I reached for the ice axe handles and held the door open as my three children joyfully stepped inside the “store of grand-adventures-waiting-to-happen.” Wide-eyed, the kids and I stopped to stare at the hanging bicycles, the colorful walls of packs, and the people buzzing in and out of racks of clothing and equipment. The store smelled of hope and wonder. I felt out of place, like an awkward preteen on her first day of junior high school. I did not know where to go or who to ask or even what questions to ask but I had three kids with me and I was their leader in this escapade.
We had come to buy new hiking boots. Over the weekend, I thought it would be a good idea to try on my old hiking boots just to make sure that they still fit. I would be wearing these boots for hours and hours, over many miles, for several days, they needed to be comfortable and fit correctly.
I wasn’t surprised to find the boots were tight and uncomfortable. I had purchased them back when my feet were a size and half smaller (my feet have grown 1/2 inch with each of my pregnancies.) My poor, old boots had been neglected for many years. The closest they had come to gracing my feet was their placement besides my well-worn, favorite pair of sneakers. Part of me was glad and excited at the prospect of purchasing new boots but another part of me knew that buying hiking boots was not as easy as buying a pair of flip-flops. There were many different brands, different styles for different terrains, and an added expense to consider.
The kids and I found the shoe section and met a very nice saleswoman named, Helen. A soft-spoken woman in her early sixties, Helen became my BSF (best store friend.) I confessed that I had no clue what I was doing or what I needed. Helen chuckled and smiled confidently. She gave me hope that everything was going to work out and she was going to lead me to the right boot. At the shoe display, she talked about styles, terrains, leather verses fabric, toe-boxes and ankle support. All this information seemed foreign and overwhelming to me and I found myself paying attention to only two things-the two things I could understand- the cost and the look of the boot.

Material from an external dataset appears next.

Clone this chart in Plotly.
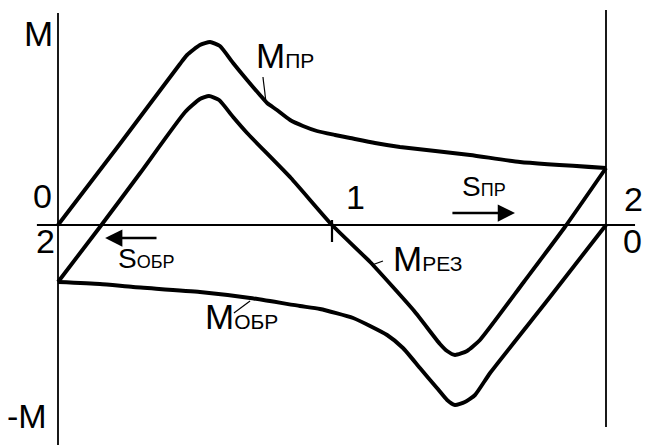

After some consultation, Helen went off to find some boots for me to try on. She soon returned carrying three boxes and a pair of socks. She put the boxes down and handed me the “clean” pair of socks. This was going to stretch me. Everyone has their issues. I had some doubts about the cleanliness of those socks. They did not seem like the disposable Peds that come in the unmarked, white box found in most shoe departments. No wrappers to indicate that they were new. No “SAMPLE” stamped on the sock. I could not help but wonder whose feet had been in them or if they had been washed. I looked at the socks and I looked over at my kids who were getting more restless by the minute. This needed to get done and we needed to get out of here. I pushed aside my hesitation and slipped the socks on my feet. Desperate times call for desperate measures.
Helen schooled me on the criteria of a good fitting boot: 1.) No cramped toes. You have to be able to wiggle and move them. 2.) Tap the front of your boot to the floor. Your index finger should fit behind your heel. 3.) Walk on the “mountain.” Your foot should not slip and toes should not touch the front of the boot.
The very first pair of boots I tried on met all three criteria. They were in the right price range, not as bright as I would have liked, but still pretty. I tried on two other pairs just to be sure but I still liked the first ones the best. There was no time for doubts or second guesses. I looked at Helen and told her I would take them. Helen was happy to have a sale! I was happy to have come to a decision! The kids were happy to be heading to the door! It was a win for everyone!
With the hiking shoes purchased, we walked past the ice axe handles and into the fresh air. The first major item checked off my hiking list. The shopping trip had stretched me out of my comfort zone and I had learned something new in the process. I was one step closer to the mountains and happy to know that my new boots would keep my feet comfortable, dry and firmly on the ground.